>> BEGIN Collected data

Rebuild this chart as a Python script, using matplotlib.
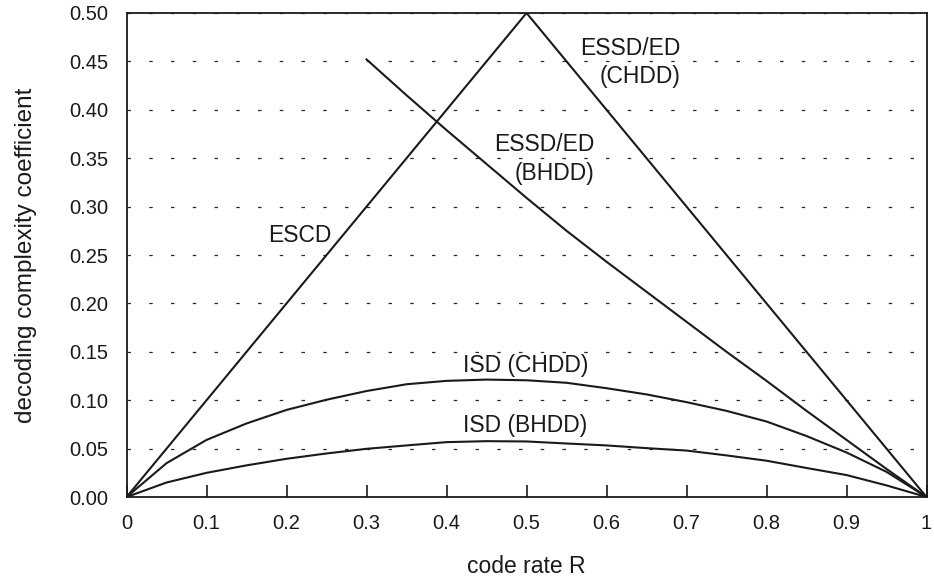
import matplotlib
matplotlib.use("Agg")
import matplotlib.pyplot as plt
import numpy as np

plt.rcParams['font.family'] = ['Liberation Sans', 'DejaVu Sans']

# Data
escd_R = [0.0, 0.5, 1.0]
escd_v = [0.0, 0.5, 0.0]

essd_bhdd_R = [0.3, 0.35, 0.4, 0.45, 0.5, 0.55, 0.6, 0.65, 0.7, 0.75, 0.8, 0.85, 0.9, 0.95, 1.0]
essd_bhdd_v = [0.452, 0.415, 0.379, 0.344, 0.309, 0.275, 0.243, 0.212, 0.181, 0.150,
               0.120, 0.089, 0.059, 0.029, 0.0]

isd_R = [0.0, 0.05, 0.1, 0.15, 0.2, 0.25, 0.3, 0.35, 0.4, 0.45, 0.5, 0.55,
         0.6, 0.65, 0.7, 0.75, 0.8, 0.85, 0.9, 0.95, 1.0]
isd_chdd = [0.0, 0.035, 0.059, 0.076, 0.090, 0.1005, 0.1095, 0.1165, 0.120, 0.1213,
            0.1206, 0.118, 0.1124, 0.106, 0.098, 0.089, 0.078, 0.063, 0.046, 0.026, 0.0]
isd_bhdd = [0.0, 0.015, 0.025, 0.0327, 0.0395, 0.045, 0.0498, 0.0533, 0.0567, 0.0577,
            0.0574, 0.0553, 0.0533, 0.0505, 0.048, 0.043, 0.0375, 0.030, 0.0227, 0.012, 0.0]

xticks = [0, 0.1, 0.2, 0.3, 0.4, 0.5, 0.6, 0.7, 0.8, 0.9, 1.0]
xtick_labels = ['0', '0.1', '0.2', '0.3', '0.4', '0.5', '0.6', '0.7', '0.8', '0.9', '1']
yticks = [0.0, 0.05, 0.10, 0.15, 0.20, 0.25, 0.30, 0.35, 0.40, 0.45, 0.50]
ytick_labels = ['%.2f' % v for v in yticks]

fig = plt.figure(figsize=(9.34, 5.77), dpi=100)
ax = fig.add_axes([0.1355, 0.1386, 0.8565, 0.8389])

lc = '#1a1a1a'
lw = 1.5
ax.plot(escd_R, escd_v, color=lc, lw=lw)
ax.plot(essd_bhdd_R, essd_bhdd_v, color=lc, lw=lw)
ax.plot(isd_R, isd_chdd, color=lc, lw=lw)
ax.plot(isd_R, isd_bhdd, color=lc, lw=lw)

ax.set_xlim(0, 1)
ax.set_ylim(0, 0.5)
ax.set_xticks(xticks)
ax.set_xticklabels(xtick_labels)
ax.set_yticks(yticks)
ax.set_yticklabels(ytick_labels)
ax.tick_params(axis='x', direction='in', length=8.5, width=1.2, pad=12, labelsize=14.5, colors=lc)
ax.tick_params(axis='y', length=0, pad=13, labelsize=14.5, colors=lc)

ax.yaxis.grid(True, linestyle=(0, (2.8, 14.6)), color='#2a2a2a', lw=0.9)
ax.set_axisbelow(True)
for s in ax.spines.values():
    s.set_color(lc)
    s.set_linewidth(1.3)

ax.set_xlabel('code rate R', fontsize=16.5, labelpad=16, color=lc)
ax.set_ylabel('decoding complexity coefficient', fontsize=17.5, color=lc)
ax.yaxis.set_label_coords(-0.112, 0.5)

fs = 16.5
ax.text(0.217, 0.27, 'ESCD', fontsize=fs, ha='center', va='center', color=lc)
ax.text(0.692, 0.449, 'ESSD/ED\n(CHDD)', fontsize=fs, ha='right', va='center',
        color=lc, multialignment='right', linespacing=1.3)
ax.text(0.585, 0.349, 'ESSD/ED\n(BHDD)', fontsize=fs, ha='right', va='center',
        color=lc, multialignment='right', linespacing=1.3)
ax.text(0.4985, 0.136, 'ISD (CHDD)', fontsize=fs, ha='center', va='center', color=lc)
ax.text(0.4985, 0.074, 'ISD (BHDD)', fontsize=fs, ha='center', va='center', color=lc)

fig.savefig('out.png', dpi=100)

>> END Collected data

## What the exercise asks
Look at the listing and set down only the lines from its start through the line with "escd_v = [0.0, 0.5, 0.0]", word for word and without pictures.

## Complete output
Rebuild this chart as a Python script, using matplotlib.
import matplotlib
matplotlib.use("Agg")
import matplotlib.pyplot as plt
import numpy as np

plt.rcParams['font.family'] = ['Liberation Sans', 'DejaVu Sans']

# Data
escd_R = [0.0, 0.5, 1.0]
escd_v = [0.0, 0.5, 0.0]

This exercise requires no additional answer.